* To be done:
Without the pictures, write out all the lines below exactly as they appear.

* Collected material:
-.-.-

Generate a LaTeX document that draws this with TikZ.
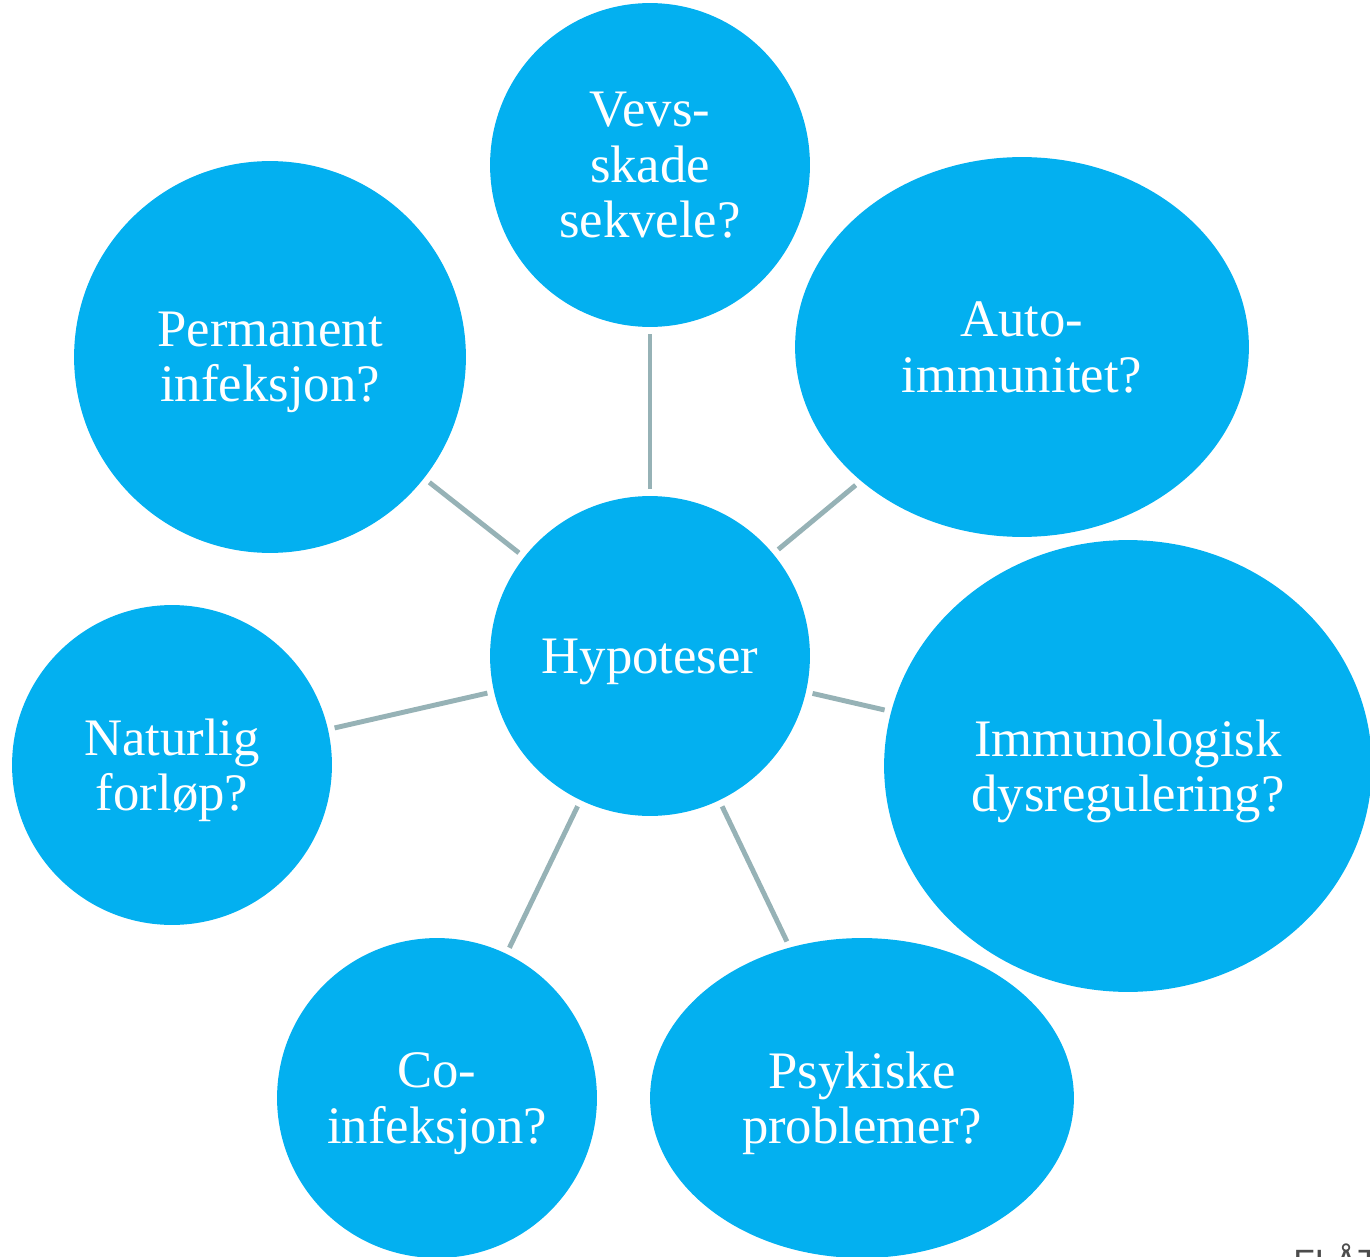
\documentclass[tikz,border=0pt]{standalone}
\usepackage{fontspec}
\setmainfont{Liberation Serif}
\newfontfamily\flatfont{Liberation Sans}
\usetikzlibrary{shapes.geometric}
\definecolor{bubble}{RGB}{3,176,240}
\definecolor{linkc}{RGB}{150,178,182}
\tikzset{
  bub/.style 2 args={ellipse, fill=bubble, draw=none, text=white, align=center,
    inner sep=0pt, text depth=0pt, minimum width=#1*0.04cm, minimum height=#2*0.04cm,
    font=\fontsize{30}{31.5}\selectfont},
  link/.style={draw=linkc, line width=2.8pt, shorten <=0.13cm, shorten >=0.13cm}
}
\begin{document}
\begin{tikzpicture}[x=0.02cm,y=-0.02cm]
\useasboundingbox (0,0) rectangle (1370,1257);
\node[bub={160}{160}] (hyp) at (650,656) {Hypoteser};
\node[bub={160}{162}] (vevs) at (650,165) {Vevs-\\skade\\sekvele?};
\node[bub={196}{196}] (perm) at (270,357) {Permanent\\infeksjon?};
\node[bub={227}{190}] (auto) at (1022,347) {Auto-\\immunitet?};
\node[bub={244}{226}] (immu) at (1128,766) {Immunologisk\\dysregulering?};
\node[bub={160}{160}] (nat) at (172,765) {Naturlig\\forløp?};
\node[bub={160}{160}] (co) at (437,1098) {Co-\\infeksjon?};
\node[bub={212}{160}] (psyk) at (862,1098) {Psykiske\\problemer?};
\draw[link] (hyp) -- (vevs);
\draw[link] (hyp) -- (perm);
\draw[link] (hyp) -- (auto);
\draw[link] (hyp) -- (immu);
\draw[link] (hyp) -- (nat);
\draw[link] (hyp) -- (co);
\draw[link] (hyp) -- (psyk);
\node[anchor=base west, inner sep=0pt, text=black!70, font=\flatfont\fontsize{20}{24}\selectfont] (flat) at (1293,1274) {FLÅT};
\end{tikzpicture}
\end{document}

-.-.-

* Expected answer:
Generate a LaTeX document that draws this with TikZ.
\documentclass[tikz,border=0pt]{standalone}
\usepackage{fontspec}
\setmainfont{Liberation Serif}
\newfontfamily\flatfont{Liberation Sans}
\usetikzlibrary{shapes.geometric}
\definecolor{bubble}{RGB}{3,176,240}
\definecolor{linkc}{RGB}{150,178,182}
\tikzset{
  bub/.style 2 args={ellipse, fill=bubble, draw=none, text=white, align=center,
    inner sep=0pt, text depth=0pt, minimum width=#1*0.04cm, minimum height=#2*0.04cm,
    font=\fontsize{30}{31.5}\selectfont},
  link/.style={draw=linkc, line width=2.8pt, shorten <=0.13cm, shorten >=0.13cm}
}
\begin{document}
\begin{tikzpicture}[x=0.02cm,y=-0.02cm]
\useasboundingbox (0,0) rectangle (1370,1257);
\node[bub={160}{160}] (hyp) at (650,656) {Hypoteser};
\node[bub={160}{162}] (vevs) at (650,165) {Vevs-\\skade\\sekvele?};
\node[bub={196}{196}] (perm) at (270,357) {Permanent\\infeksjon?};
\node[bub={227}{190}] (auto) at (1022,347) {Auto-\\immunitet?};
\node[bub={244}{226}] (immu) at (1128,766) {Immunologisk\\dysregulering?};
\node[bub={160}{160}] (nat) at (172,765) {Naturlig\\forløp?};
\node[bub={160}{160}] (co) at (437,1098) {Co-\\infeksjon?};
\node[bub={212}{160}] (psyk) at (862,1098) {Psykiske\\problemer?};
\draw[link] (hyp) -- (vevs);
\draw[link] (hyp) -- (perm);
\draw[link] (hyp) -- (auto);
\draw[link] (hyp) -- (immu);
\draw[link] (hyp) -- (nat);
\draw[link] (hyp) -- (co);
\draw[link] (hyp) -- (psyk);
\node[anchor=base west, inner sep=0pt, text=black!70, font=\flatfont\fontsize{20}{24}\selectfont] (flat) at (1293,1274) {FLÅT};
\end{tikzpicture}
\end{document}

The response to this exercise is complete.